There are as many pho restaurants as Starbucks coffee shops in Seattle. Here's why
If an alien landed in Seattle, it might get the impression the city runs on coffee and pho. There are as many pho restaurants as Starbucks coffee shops.
This humble soup, a breakfast staple in Vietnam, has become a Seattle mainstay, thanks to the refugees who made their home in Washington state following the collapse of South Vietnam.
Pho Bac, on the corner of South Jackson Street and 13th Avenue in Seattle’s Little Saigon, is the O.G.
Quyenvy Pham’s parents were part of the first wave of refugees to resettle in Seattle. In 1982, they opened a sandwich shop on Jackson Street called Cat’s Submarine. Pham’s mother would make a pot of pho on weekends for homesick friends when they visited the shop.
“Word just spread,” Pham said, “and they sold more pho than sandwiches.”
Pham said that’s when her parents decided to ditch the sandwich menu for pho. Pho Bac, Seattle’s first pho restaurant was born. Soon, even non-Vietnamese customers started coming in for hot bowls of noodles.
The funny thing, Quyenvy said, is that their mom didn’t cook until they came to America.
“She wrote a letter to a friend back home in Vietnam and asked for the [pho] recipe. From there, she kind of created something of her own.”
More than 40 years later, the siblings have taken over the business, using their mom’s recipe, but with a slight tweak. The original shop, at one time painted Pepto Bismol pink, is now The Boat, serving chicken and rice. But pho continues to flow next door at Pho Bac Sup Shop.

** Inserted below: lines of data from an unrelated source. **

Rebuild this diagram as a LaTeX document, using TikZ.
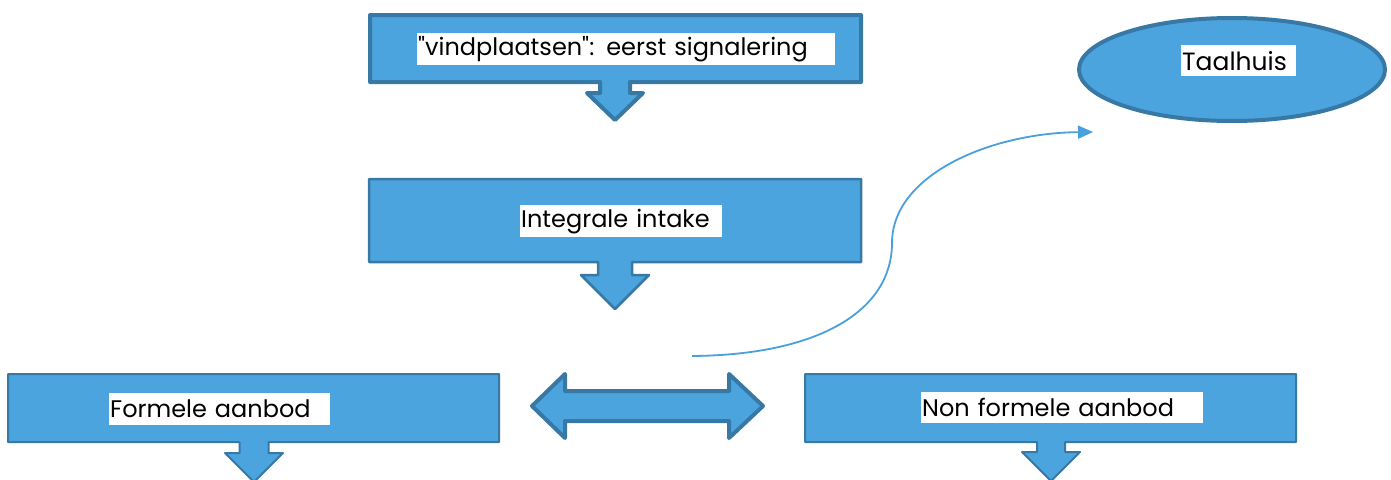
\documentclass[tikz,border=0pt]{standalone}
\usepackage{fontspec}
\setmainfont{Poppins}
\usetikzlibrary{shapes.geometric,arrows.meta}
\definecolor{fillblue}{RGB}{75,164,221}
\definecolor{edgeblue}{RGB}{56,120,165}
\definecolor{lineblue}{RGB}{72,160,220}
\tikzset{
  shapebox/.style={fill=fillblue, draw=edgeblue, line join=round},
  tag/.style={fill=white, anchor=north west, inner sep=0pt, inner xsep=1pt, align=left, text=black, font=\fontsize{24}{28}\selectfont},
  linkline/.style={draw=lineblue, line width=1.8pt, -{Triangle[length=15pt,width=13pt]}},
}
% #1 x-left, #2 y-top, #3 x-right, #4 y-bottom, #5 cx, #6 stem half, #7 stem end, #8 head half, #9 tip
\newcommand{\calloutbox}[9]{%
  (#1,#2) -- (#3,#2) -- (#3,#4) -- (#5+#6,#4) -- (#5+#6,#7) -- (#5+#8,#7) -- (#5,#9) -- (#5-#8,#7) -- (#5-#6,#7) -- (#5-#6,#4) -- (#1,#4) -- cycle}
\begin{document}
\begin{tikzpicture}[x=1pt,y=-1pt]
\useasboundingbox (0,0) rectangle (1391,479);
% box 1
\draw[shapebox, line width=4pt] \calloutbox{370}{15}{861}{82}{615}{15}{93}{28}{120};
\node[tag, text width=416pt, minimum height=32pt] (t1) at (417,33) {\textquotedbl vindplaatsen\textquotedbl: eerst signalering};
% box 2
\draw[shapebox, line width=2.5pt] \calloutbox{369}{179}{861}{262}{615}{17}{275}{34}{309};
\node[tag, text width=200pt, minimum height=32pt] (t2) at (520,205) {Integrale intake};
% box 3
\draw[shapebox, line width=2pt] \calloutbox{8}{374}{499}{442}{254}{14.5}{453}{29}{482};
\node[tag, text width=219pt, minimum height=32pt] (t3) at (109,393) {Formele aanbod};
% box 4
\draw[shapebox, line width=2pt] \calloutbox{805}{374}{1296}{442}{1051}{14}{452}{29}{481};
\node[tag, text width=280pt, minimum height=31pt] (t4) at (921,392) {Non formele aanbod};
% double arrow
\draw[shapebox, line width=4pt] (532,406) -- (565,374) -- (565,391) -- (729,391) -- (729,374) -- (763,406) -- (729,438) -- (729,421) -- (565,421) -- (565,438) -- cycle;
\coordinate (dbl) at (647,406);
% ellipse
\node[ellipse, shapebox, line width=4pt, minimum width=306pt, minimum height=103pt, inner sep=0pt] (taal) at (1232,69.5) {};
\node[tag, text width=113pt, minimum height=31pt, font=\fontsize{25}{29}\selectfont] (t5) at (1181,45) {Taalhuis};
% curved connector
\coordinate (c0) at (692,356);
\coordinate (cm) at (892,243);
\coordinate (c1) at (1093,132);
\draw[linkline] (c0) .. controls (820,355) and (892,310) .. (cm) .. controls (892,175) and (990,133) .. (c1);
\end{tikzpicture}
\end{document}
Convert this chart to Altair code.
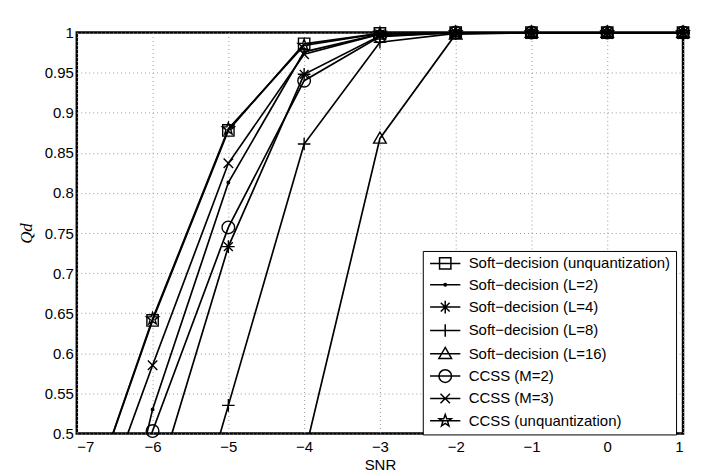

Pho’s appeal remains strong, especially in Seattle.
“We’re moody people in Seattle,” Yenvy Pham, Quyenvy’s younger sister, said. The gloomy weather makes it conducive to eating pho.
“It’s hot, it’s affordable and it’s very satisfying,” she said.
Part of the appeal is how easy it is to customize the soup. “It’s a simple dish, just one canvas,” said Yenvy. “But everyone kind of personalize it in their own way — with different sauces, condiments.”
That seems to be the general consensus. Writer and cookbook author Andrea Nguyen says pho is so Vietnamese, in the sense that you can have it your way. So it makes sense that it would do very well in the U.S.
“It’s also very American in the sense that is about self determination in a bowl of noodle soup,” Nguyen said.
Nguyen said pho originated in the northern part of Vietnam where the soup tends to be plain and more on the savory side.
“You don’t get all the razzle dazzle different cuts of meat as you would in Saigon, the southern part of the country where people like things sweeter.”
Not to mention the different add-ons like bean sprouts and herbs.
“People who have come to the United States, for the most part, initially came from the southern part of Vietnam.”
On the surface, pho looks simple: beef broth, rice noodles, thin slices of beef and herbs. But that simplicity belies the labor and time it takes to making it. A bowl of pho is only as good as its broth.
“Making pho is very much like making wine,” said Eric Banh, executive chef and co-founder of Saigon Siblings.
Banh and I were in the back kitchen at Ba Bar Capitol Hill where two longtime employees watched over simmering stockpots. The scent of cardamom, cinnamon and star anise filled the kitchen.
“Making any soup is much easier than pho because a little bit of off balance, oh my god. And the flames too high, you cloud the soup,” Banh said.
The Capitol Hill kitchen makes 800 gallons of broth each week. Before the bones and marrow hit the stove, Banh said they wash the bones and soak them overnight to remove the impurities, so the broth is less cloudy. After that, the bones are blanched before they’re ready for the main action—a 10 hour simmer.
Banh was the first in Seattle to charge $10 for pho, reflecting the labor and quality ingredients. This was in 2013. He was unapologetic then and remains so.
“Nobody complained about French onion soup for being a quarter of that size and cost the same if not more,” he said.
Plus, it’s not something that can be easily whipped up at home.
“I promise you, [even if] you follow our precise instruction and recipe, it costs you more to make it at home.”
Pho is embedded in the Seattle area’s palate even Costco sells instant pho at certain Puget Sound area locations.
While pho can be customized to one’s taste, Banh and Nguyen suggest tasting the broth first before adding any sauce or condiments. By the way, the hoisin sauce and siracha are meant as a dipping sauce for the meat.
If you do use condiments on the soup, go easy on it, Banh said. “Don’t put so much that you ruin 12 or 15 hours of a restaurant’s work.”